● **Set exercise**: Leave the pictures out and transcribe every record exactly.
____
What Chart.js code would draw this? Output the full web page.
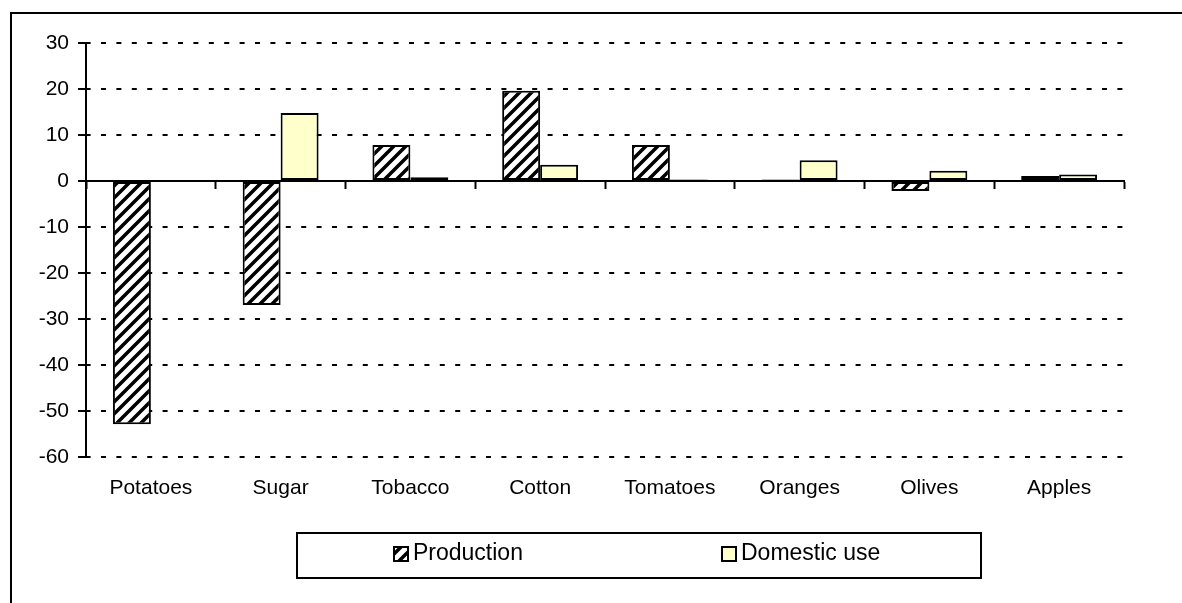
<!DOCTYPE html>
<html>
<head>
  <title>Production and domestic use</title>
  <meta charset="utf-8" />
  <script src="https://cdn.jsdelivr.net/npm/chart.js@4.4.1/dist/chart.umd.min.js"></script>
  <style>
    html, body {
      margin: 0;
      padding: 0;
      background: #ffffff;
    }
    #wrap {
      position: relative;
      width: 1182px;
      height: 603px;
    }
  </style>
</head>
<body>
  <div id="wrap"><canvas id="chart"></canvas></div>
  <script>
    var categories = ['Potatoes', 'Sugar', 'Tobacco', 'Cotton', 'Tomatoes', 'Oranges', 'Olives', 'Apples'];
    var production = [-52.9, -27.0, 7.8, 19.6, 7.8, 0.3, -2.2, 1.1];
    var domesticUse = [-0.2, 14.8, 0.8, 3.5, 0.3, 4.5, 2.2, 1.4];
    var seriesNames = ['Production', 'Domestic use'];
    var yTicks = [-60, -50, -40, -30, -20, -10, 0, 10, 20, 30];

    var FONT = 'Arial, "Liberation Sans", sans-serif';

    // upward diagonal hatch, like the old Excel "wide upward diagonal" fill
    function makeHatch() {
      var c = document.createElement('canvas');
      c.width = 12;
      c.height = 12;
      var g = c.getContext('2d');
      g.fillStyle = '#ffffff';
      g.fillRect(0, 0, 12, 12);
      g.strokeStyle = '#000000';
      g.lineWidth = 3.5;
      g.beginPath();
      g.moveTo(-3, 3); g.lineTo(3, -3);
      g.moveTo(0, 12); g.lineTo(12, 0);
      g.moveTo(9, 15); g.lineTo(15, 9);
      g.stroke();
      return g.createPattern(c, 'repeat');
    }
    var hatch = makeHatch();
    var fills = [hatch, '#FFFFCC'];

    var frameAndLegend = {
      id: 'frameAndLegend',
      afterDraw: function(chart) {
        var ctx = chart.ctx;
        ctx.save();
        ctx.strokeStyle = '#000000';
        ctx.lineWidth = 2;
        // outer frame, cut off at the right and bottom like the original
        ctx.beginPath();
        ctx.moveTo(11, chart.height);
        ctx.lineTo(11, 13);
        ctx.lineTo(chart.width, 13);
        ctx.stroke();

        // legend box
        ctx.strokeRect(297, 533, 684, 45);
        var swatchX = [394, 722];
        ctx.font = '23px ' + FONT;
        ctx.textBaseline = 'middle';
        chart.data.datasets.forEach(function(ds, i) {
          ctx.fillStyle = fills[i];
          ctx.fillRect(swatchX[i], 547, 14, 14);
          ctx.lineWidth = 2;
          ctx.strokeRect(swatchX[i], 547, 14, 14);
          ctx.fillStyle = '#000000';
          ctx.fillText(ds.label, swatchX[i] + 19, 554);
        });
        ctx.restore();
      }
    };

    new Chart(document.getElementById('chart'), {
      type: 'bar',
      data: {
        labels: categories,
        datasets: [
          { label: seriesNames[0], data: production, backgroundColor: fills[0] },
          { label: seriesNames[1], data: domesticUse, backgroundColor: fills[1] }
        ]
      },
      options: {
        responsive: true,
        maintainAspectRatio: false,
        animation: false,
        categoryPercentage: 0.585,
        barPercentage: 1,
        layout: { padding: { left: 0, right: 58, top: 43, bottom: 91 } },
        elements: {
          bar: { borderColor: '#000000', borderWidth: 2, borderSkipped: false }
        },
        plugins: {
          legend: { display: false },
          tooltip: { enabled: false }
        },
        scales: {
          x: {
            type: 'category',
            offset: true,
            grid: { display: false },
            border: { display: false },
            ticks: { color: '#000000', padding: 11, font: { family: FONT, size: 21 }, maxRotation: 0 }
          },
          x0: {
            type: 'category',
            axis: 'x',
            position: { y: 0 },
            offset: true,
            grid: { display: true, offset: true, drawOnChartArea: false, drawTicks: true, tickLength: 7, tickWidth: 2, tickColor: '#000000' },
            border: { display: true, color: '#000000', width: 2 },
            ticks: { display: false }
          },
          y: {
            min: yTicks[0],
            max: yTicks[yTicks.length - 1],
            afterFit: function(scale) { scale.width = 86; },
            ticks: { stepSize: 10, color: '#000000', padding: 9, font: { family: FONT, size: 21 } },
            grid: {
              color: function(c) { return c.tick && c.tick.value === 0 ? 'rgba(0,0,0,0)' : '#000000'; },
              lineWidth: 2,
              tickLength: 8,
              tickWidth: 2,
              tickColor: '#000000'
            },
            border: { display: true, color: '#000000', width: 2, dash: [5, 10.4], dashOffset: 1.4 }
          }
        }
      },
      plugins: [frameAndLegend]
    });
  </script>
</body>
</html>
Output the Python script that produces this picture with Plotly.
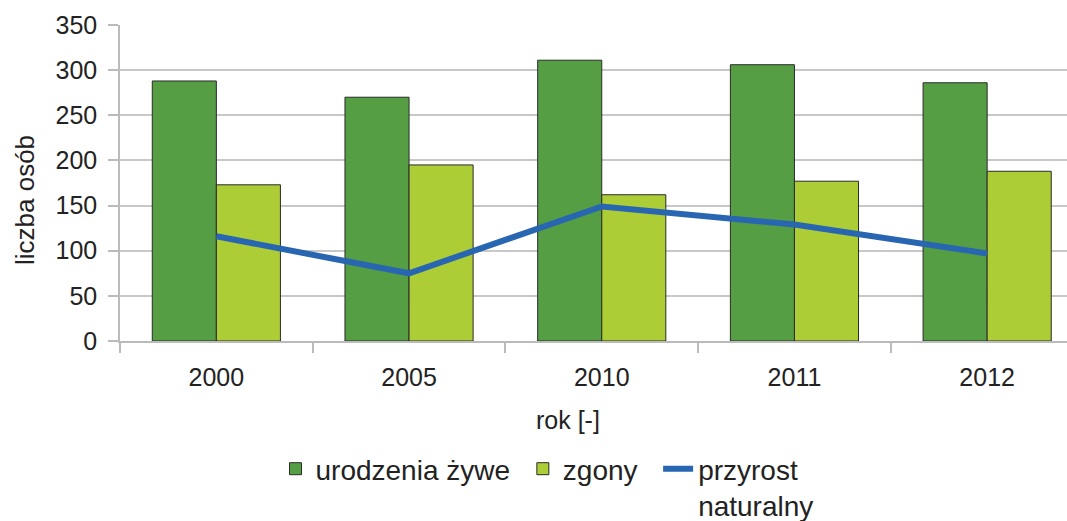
____
● **Result of this task**:
What Chart.js code would draw this? Output the full web page.
<!DOCTYPE html>
<html>
<head>
  <title>Production and domestic use</title>
  <meta charset="utf-8" />
  <script src="https://cdn.jsdelivr.net/npm/chart.js@4.4.1/dist/chart.umd.min.js"></script>
  <style>
    html, body {
      margin: 0;
      padding: 0;
      background: #ffffff;
    }
    #wrap {
      position: relative;
      width: 1182px;
      height: 603px;
    }
  </style>
</head>
<body>
  <div id="wrap"><canvas id="chart"></canvas></div>
  <script>
    var categories = ['Potatoes', 'Sugar', 'Tobacco', 'Cotton', 'Tomatoes', 'Oranges', 'Olives', 'Apples'];
    var production = [-52.9, -27.0, 7.8, 19.6, 7.8, 0.3, -2.2, 1.1];
    var domesticUse = [-0.2, 14.8, 0.8, 3.5, 0.3, 4.5, 2.2, 1.4];
    var seriesNames = ['Production', 'Domestic use'];
    var yTicks = [-60, -50, -40, -30, -20, -10, 0, 10, 20, 30];

    var FONT = 'Arial, "Liberation Sans", sans-serif';

    // upward diagonal hatch, like the old Excel "wide upward diagonal" fill
    function makeHatch() {
      var c = document.createElement('canvas');
      c.width = 12;
      c.height = 12;
      var g = c.getContext('2d');
      g.fillStyle = '#ffffff';
      g.fillRect(0, 0, 12, 12);
      g.strokeStyle = '#000000';
      g.lineWidth = 3.5;
      g.beginPath();
      g.moveTo(-3, 3); g.lineTo(3, -3);
      g.moveTo(0, 12); g.lineTo(12, 0);
      g.moveTo(9, 15); g.lineTo(15, 9);
      g.stroke();
      return g.createPattern(c, 'repeat');
    }
    var hatch = makeHatch();
    var fills = [hatch, '#FFFFCC'];

    var frameAndLegend = {
      id: 'frameAndLegend',
      afterDraw: function(chart) {
        var ctx = chart.ctx;
        ctx.save();
        ctx.strokeStyle = '#000000';
        ctx.lineWidth = 2;
        // outer frame, cut off at the right and bottom like the original
        ctx.beginPath();
        ctx.moveTo(11, chart.height);
        ctx.lineTo(11, 13);
        ctx.lineTo(chart.width, 13);
        ctx.stroke();

        // legend box
        ctx.strokeRect(297, 533, 684, 45);
        var swatchX = [394, 722];
        ctx.font = '23px ' + FONT;
        ctx.textBaseline = 'middle';
        chart.data.datasets.forEach(function(ds, i) {
          ctx.fillStyle = fills[i];
          ctx.fillRect(swatchX[i], 547, 14, 14);
          ctx.lineWidth = 2;
          ctx.strokeRect(swatchX[i], 547, 14, 14);
          ctx.fillStyle = '#000000';
          ctx.fillText(ds.label, swatchX[i] + 19, 554);
        });
        ctx.restore();
      }
    };

    new Chart(document.getElementById('chart'), {
      type: 'bar',
      data: {
        labels: categories,
        datasets: [
          { label: seriesNames[0], data: production, backgroundColor: fills[0] },
          { label: seriesNames[1], data: domesticUse, backgroundColor: fills[1] }
        ]
      },
      options: {
        responsive: true,
        maintainAspectRatio: false,
        animation: false,
        categoryPercentage: 0.585,
        barPercentage: 1,
        layout: { padding: { left: 0, right: 58, top: 43, bottom: 91 } },
        elements: {
          bar: { borderColor: '#000000', borderWidth: 2, borderSkipped: false }
        },
        plugins: {
          legend: { display: false },
          tooltip: { enabled: false }
        },
        scales: {
          x: {
            type: 'category',
            offset: true,
            grid: { display: false },
            border: { display: false },
            ticks: { color: '#000000', padding: 11, font: { family: FONT, size: 21 }, maxRotation: 0 }
          },
          x0: {
            type: 'category',
            axis: 'x',
            position: { y: 0 },
            offset: true,
            grid: { display: true, offset: true, drawOnChartArea: false, drawTicks: true, tickLength: 7, tickWidth: 2, tickColor: '#000000' },
            border: { display: true, color: '#000000', width: 2 },
            ticks: { display: false }
          },
          y: {
            min: yTicks[0],
            max: yTicks[yTicks.length - 1],
            afterFit: function(scale) { scale.width = 86; },
            ticks: { stepSize: 10, color: '#000000', padding: 9, font: { family: FONT, size: 21 } },
            grid: {
              color: function(c) { return c.tick && c.tick.value === 0 ? 'rgba(0,0,0,0)' : '#000000'; },
              lineWidth: 2,
              tickLength: 8,
              tickWidth: 2,
              tickColor: '#000000'
            },
            border: { display: true, color: '#000000', width: 2, dash: [5, 10.4], dashOffset: 1.4 }
          }
        }
      },
      plugins: [frameAndLegend]
    });
  </script>
</body>
</html>
Output the Python script that produces this picture with Plotly.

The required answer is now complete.